L'administration Trump a interdit jeudi à la prestigieuse université privée de Harvard d'accueillir des étudiants étrangers, la privant d'un moyen de rayonnement important. Une décision choc, qui marque une nouvelle escalade dans l'offensive du gouvernement américain contre l'enseignement supérieur. D'après son site internet, l'université du nord-est du pays, classée parmi les meilleures au monde et qui a produit 162 prix Nobel, accueille cette année quelque 6700 «étudiants internationaux», soit 27% du total.
«La certification du programme SEVIS (Student and Exchange Visitor) de l'université Harvard est révoquée avec effet immédiat», a écrit la ministre de la Sécurité intérieure Kristi Noem dans une lettre adressée à l'établissement. Selon elle, Harvard a désormais l'interdiction de recevoir des étudiants titulaires de visas F ou J pour l'année scolaire 2025-2026.

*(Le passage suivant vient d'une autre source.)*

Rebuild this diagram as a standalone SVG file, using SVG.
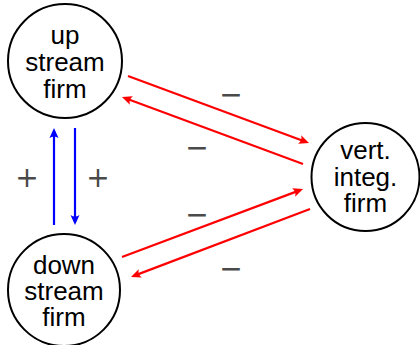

Une perte potentiellement immense pour le campus, à la fois sur le plan financier et du rayonnement international. D'après Kristi Noem, les étudiants étrangers déjà inscrits doivent «se transférer» dans une autre université, sous peine de perdre leur visa.
Les profs s'insurgent, les étudiants anticipent
«Cette décision (...) est la dernière d'une série de mesures de représailles et d'autoritarisme flagrant à l'encontre de la plus ancienne institution d'enseignement supérieur des États-Unis», a dénoncé l'Association américaine des professeurs universitaires (AAUP) à Harvard. «L'administration Trump cherche illégalement à détruire l'enseignement supérieur aux Etats-Unis.»
Cette initiative a poussé certains étudiants à anticiper. Karl Molden, un étudiant autrichien de 21 ans en gouvernement et lettres classiques, s’est déjà inscrit à l’université d’Oxford, en Grande-Bretagne. «J'aime Harvard et y entrer a été le plus grand privilège de ma vie», a-t-il confié à l’AFP. Mais selon lui, «les États-Unis sont de moins en moins attractifs pour l'enseignement supérieur».
La ministre a assorti sa décision choc d’un ultimatum. Si Harvard veut retrouver ce «privilège», elle doit fournir dans les 72 heures une série d’informations sur d’éventuelles activités «illégales» de ses étudiants étrangers sur les cinq dernières années.
Harvard juge la décision «illégale»
«Cette décision du gouvernement est illégale», a immédiatement réagi un porte-parole de Harvard, contacté par l’AFP. «Nous nous engageons pleinement à maintenir la capacité d’Harvard à accueillir nos étudiants et universitaires internationaux, qui viennent de plus de 140 pays et enrichissent l’université – et cette nation – de manière incommensurable», a-t-il ajouté.
Harvard s’était déjà distinguée il y a quelques semaines en attaquant en justice le gouvernement sur le dossier du retrait de ses aides fédérales. L'administration Trump mène une offensive généralisée contre l'enseignement supérieur. Le gouvernement accuse les universités privées les plus prestigieuses, notamment Harvard et Columbia, d’avoir laissé prospérer l’antisémitisme. Il leur reproche aussi de ne pas avoir suffisamment protégé les étudiants juifs lors des manifestations contre la guerre d’Israël à Gaza.
Plus largement, le camp républicain critique les grandes universités américaines pour leur supposée promotion d’idées trop progressistes. De leur côté, les associations de défense des libertés y voient une attaque contre la liberté d’expression et une volonté de museler toute critique d’Israël.
«Un environnement hostile aux juifs»
Dans son courrier rendu public, la ministre accuse Harvard de refuser de collaborer, «tout en perpétuant un environnement dangereux sur le campus, hostile aux étudiants juifs, encourageant les sympathies pro-Hamas et utilisant des politiques racistes de 'diversité, d’équité et d’inclusion'». Ces politiques sont au contraire vantées comme un moyen de corriger les inégalités historiques au sein de la société américaine. Dans son bras de fer, le gouvernement avait déjà supprimé plus de deux milliards de dollars de subventions.
Cette décision avait mis un coup d’arrêt à certains programmes de recherche. Harvard a répliqué en justice pour défendre sa liberté académique, un geste salué par de nombreux étudiants et enseignants. «Nous travaillons pour fournir au plus vite des conseils et un soutien aux membres de notre communauté», a ajouté le porte-parole de l’université. «Cette mesure de rétorsion menace de porter gravement atteinte à la communauté de Harvard et à notre pays, et compromet la mission universitaire et de recherche de Harvard.»
Une étudiante américaine de quatrième année, Alice Goyer, a déclaré à l’AFP que la nouvelle circulait déjà sur le campus. «Mais personne ne sait» ce que cela implique pour ses camarades étrangers déjà inscrits.